PROVIDED DATA:
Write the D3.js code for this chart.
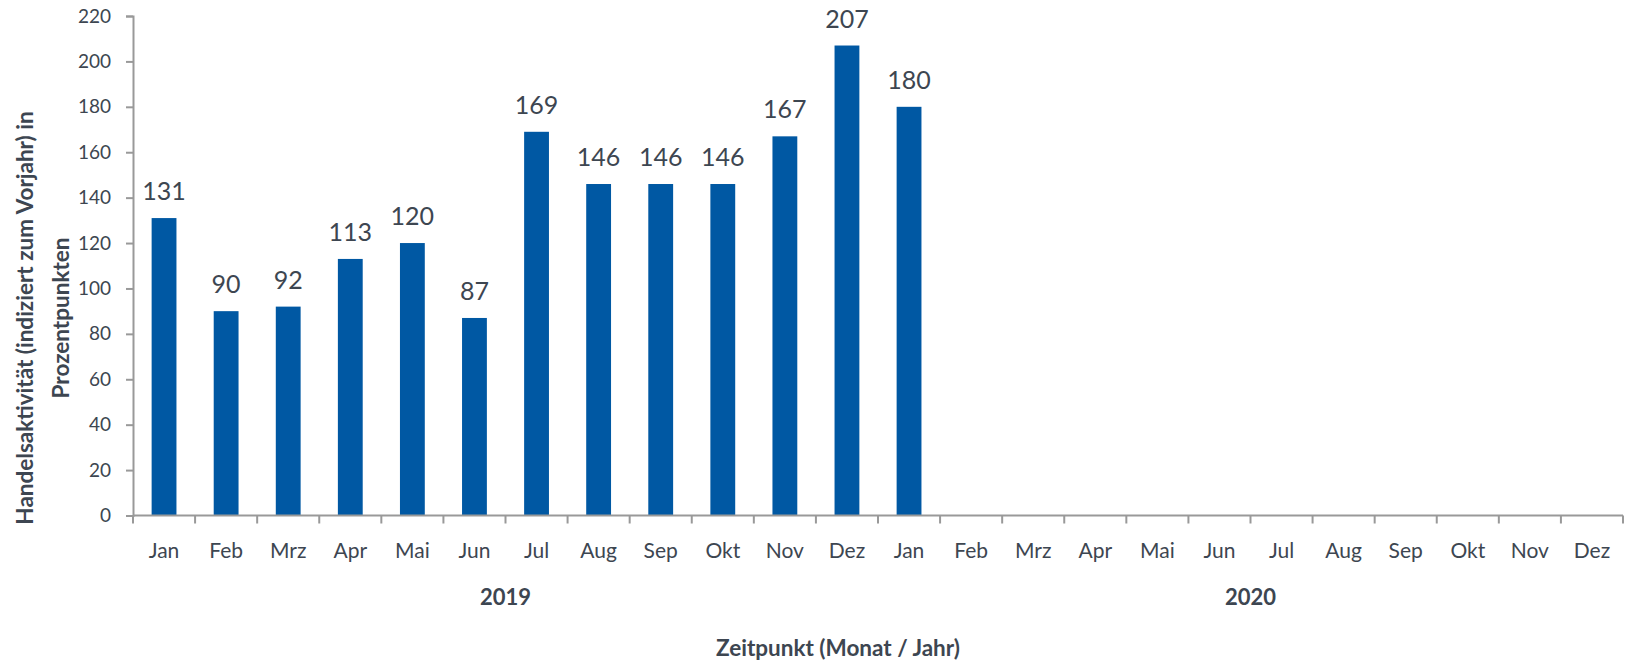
<!DOCTYPE html>
<html><head><meta charset="utf-8">
<script src="https://cdn.jsdelivr.net/npm/d3@7"></script>
<style>
body{margin:0;background:#fff;}
svg text{font-family:Lato,"Open Sans",sans-serif;fill:#3d4651;}
</style></head>
<body><svg id="c" width="1625" height="664"></svg>
<script>
const months = ["Jan","Feb","Mrz","Apr","Mai","Jun","Jul","Aug","Sep","Okt","Nov","Dez"];
const years = ["2019","2020"];
const values = [131,90,92,113,120,87,169,146,146,146,167,207,180];
const yTicks = [0,20,40,60,80,100,120,140,160,180,200,220];
const yTitle = ["Handelsaktivität (indiziert zum Vorjahr) in","Prozentpunkten"];
const xTitle = "Zeitpunkt (Monat / Jahr)";

(function(){
const cats = [];
years.forEach(y => months.forEach(m => cats.push({key: y + "-" + m, m, y})));

const svg = d3.select("#c");
const L = 133, R = 1623, T = 16, B = 515.5;
const x = d3.scaleBand().domain(cats.map(d => d.key)).range([L, R]).paddingInner(0.6).paddingOuter(0.3);
const y = d3.scaleLinear().domain([0, 220]).range([B, T]);
const axisColor = "#999";

// bars
svg.append("g").selectAll("rect").data(values).join("rect")
  .attr("x", (d,i) => x(cats[i].key))
  .attr("y", d => y(d))
  .attr("width", x.bandwidth())
  .attr("height", d => y(0) - y(d))
  .attr("fill", "#0058a3");

// value labels
svg.append("g").selectAll("text").data(values).join("text")
  .attr("x", (d,i) => x(cats[i].key) + x.bandwidth()/2)
  .attr("y", d => y(d) - 18)
  .attr("text-anchor", "middle")
  .style("font-size", "25px")
  .text(d => d);

// y axis
const yAxis = svg.append("g").attr("transform", `translate(${L},0)`)
  .call(d3.axisLeft(y).tickValues(yTicks).tickSize(7).tickPadding(15));
yAxis.select(".domain").attr("stroke", axisColor).attr("stroke-width", 2);
yAxis.selectAll(".tick line").attr("stroke", axisColor).attr("stroke-width", 2);
yAxis.selectAll(".tick text").style("font-size", "19px").style("font-family", "Lato, sans-serif").style("fill", "#3d4651");

// x axis with boundary ticks
const boundaries = d3.range(cats.length + 1).map(i => L + i * (R - L) / cats.length);
const xg = svg.append("g");
xg.append("line").attr("x1", L).attr("x2", R).attr("y1", B).attr("y2", B)
  .attr("stroke", axisColor).attr("stroke-width", 2);
xg.selectAll("line.t").data(boundaries).join("line").attr("class","t")
  .attr("x1", d => d).attr("x2", d => d).attr("y1", B).attr("y2", B + 8)
  .attr("stroke", axisColor).attr("stroke-width", 2);
xg.selectAll("text.m").data(cats).join("text").attr("class","m")
  .attr("x", d => x(d.key) + x.bandwidth()/2)
  .attr("y", 558)
  .attr("text-anchor", "middle")
  .style("font-size", "21px")
  .text(d => d.m);

// year labels
years.forEach(yr => {
  const ks = cats.filter(c => c.y === yr);
  const x0 = x(ks[0].key), x1 = x(ks[ks.length-1].key) + x.bandwidth();
  svg.append("text").attr("x", (x0 + x1)/2).attr("y", 605)
    .attr("text-anchor","middle").style("font-size", "22px").attr("font-weight","bold").text(yr);
});

// x title
svg.append("text").attr("x", 838).attr("y", 656).attr("text-anchor","middle")
  .style("font-size", "22.5px").attr("font-weight","bold").text(xTitle);

// y title
const yt = svg.append("text").attr("transform", "translate(0,318) rotate(-90)")
  .attr("text-anchor","middle").style("font-size", "22.5px").attr("font-weight","bold");
yt.append("tspan").attr("x", 0).attr("y", 33).text(yTitle[0]);
yt.append("tspan").attr("x", 0).attr("y", 69).text(yTitle[1]);
})();
</script></body></html>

SET TASK:
Are you able to set down all the lines above exactly, without any pictures?

COMPLETED TASK:
Write the D3.js code for this chart.
<!DOCTYPE html>
<html><head><meta charset="utf-8">
<script src="https://cdn.jsdelivr.net/npm/d3@7"></script>
<style>
body{margin:0;background:#fff;}
svg text{font-family:Lato,"Open Sans",sans-serif;fill:#3d4651;}
</style></head>
<body><svg id="c" width="1625" height="664"></svg>
<script>
const months = ["Jan","Feb","Mrz","Apr","Mai","Jun","Jul","Aug","Sep","Okt","Nov","Dez"];
const years = ["2019","2020"];
const values = [131,90,92,113,120,87,169,146,146,146,167,207,180];
const yTicks = [0,20,40,60,80,100,120,140,160,180,200,220];
const yTitle = ["Handelsaktivität (indiziert zum Vorjahr) in","Prozentpunkten"];
const xTitle = "Zeitpunkt (Monat / Jahr)";

(function(){
const cats = [];
years.forEach(y => months.forEach(m => cats.push({key: y + "-" + m, m, y})));

const svg = d3.select("#c");
const L = 133, R = 1623, T = 16, B = 515.5;
const x = d3.scaleBand().domain(cats.map(d => d.key)).range([L, R]).paddingInner(0.6).paddingOuter(0.3);
const y = d3.scaleLinear().domain([0, 220]).range([B, T]);
const axisColor = "#999";

// bars
svg.append("g").selectAll("rect").data(values).join("rect")
  .attr("x", (d,i) => x(cats[i].key))
  .attr("y", d => y(d))
  .attr("width", x.bandwidth())
  .attr("height", d => y(0) - y(d))
  .attr("fill", "#0058a3");

// value labels
svg.append("g").selectAll("text").data(values).join("text")
  .attr("x", (d,i) => x(cats[i].key) + x.bandwidth()/2)
  .attr("y", d => y(d) - 18)
  .attr("text-anchor", "middle")
  .style("font-size", "25px")
  .text(d => d);

// y axis
const yAxis = svg.append("g").attr("transform", `translate(${L},0)`)
  .call(d3.axisLeft(y).tickValues(yTicks).tickSize(7).tickPadding(15));
yAxis.select(".domain").attr("stroke", axisColor).attr("stroke-width", 2);
yAxis.selectAll(".tick line").attr("stroke", axisColor).attr("stroke-width", 2);
yAxis.selectAll(".tick text").style("font-size", "19px").style("font-family", "Lato, sans-serif").style("fill", "#3d4651");

// x axis with boundary ticks
const boundaries = d3.range(cats.length + 1).map(i => L + i * (R - L) / cats.length);
const xg = svg.append("g");
xg.append("line").attr("x1", L).attr("x2", R).attr("y1", B).attr("y2", B)
  .attr("stroke", axisColor).attr("stroke-width", 2);
xg.selectAll("line.t").data(boundaries).join("line").attr("class","t")
  .attr("x1", d => d).attr("x2", d => d).attr("y1", B).attr("y2", B + 8)
  .attr("stroke", axisColor).attr("stroke-width", 2);
xg.selectAll("text.m").data(cats).join("text").attr("class","m")
  .attr("x", d => x(d.key) + x.bandwidth()/2)
  .attr("y", 558)
  .attr("text-anchor", "middle")
  .style("font-size", "21px")
  .text(d => d.m);

// year labels
years.forEach(yr => {
  const ks = cats.filter(c => c.y === yr);
  const x0 = x(ks[0].key), x1 = x(ks[ks.length-1].key) + x.bandwidth();
  svg.append("text").attr("x", (x0 + x1)/2).attr("y", 605)
    .attr("text-anchor","middle").style("font-size", "22px").attr("font-weight","bold").text(yr);
});

// x title
svg.append("text").attr("x", 838).attr("y", 656).attr("text-anchor","middle")
  .style("font-size", "22.5px").attr("font-weight","bold").text(xTitle);

// y title
const yt = svg.append("text").attr("transform", "translate(0,318) rotate(-90)")
  .attr("text-anchor","middle").style("font-size", "22.5px").attr("font-weight","bold");
yt.append("tspan").attr("x", 0).attr("y", 33).text(yTitle[0]);
yt.append("tspan").attr("x", 0).attr("y", 69).text(yTitle[1]);
})();
</script></body></html>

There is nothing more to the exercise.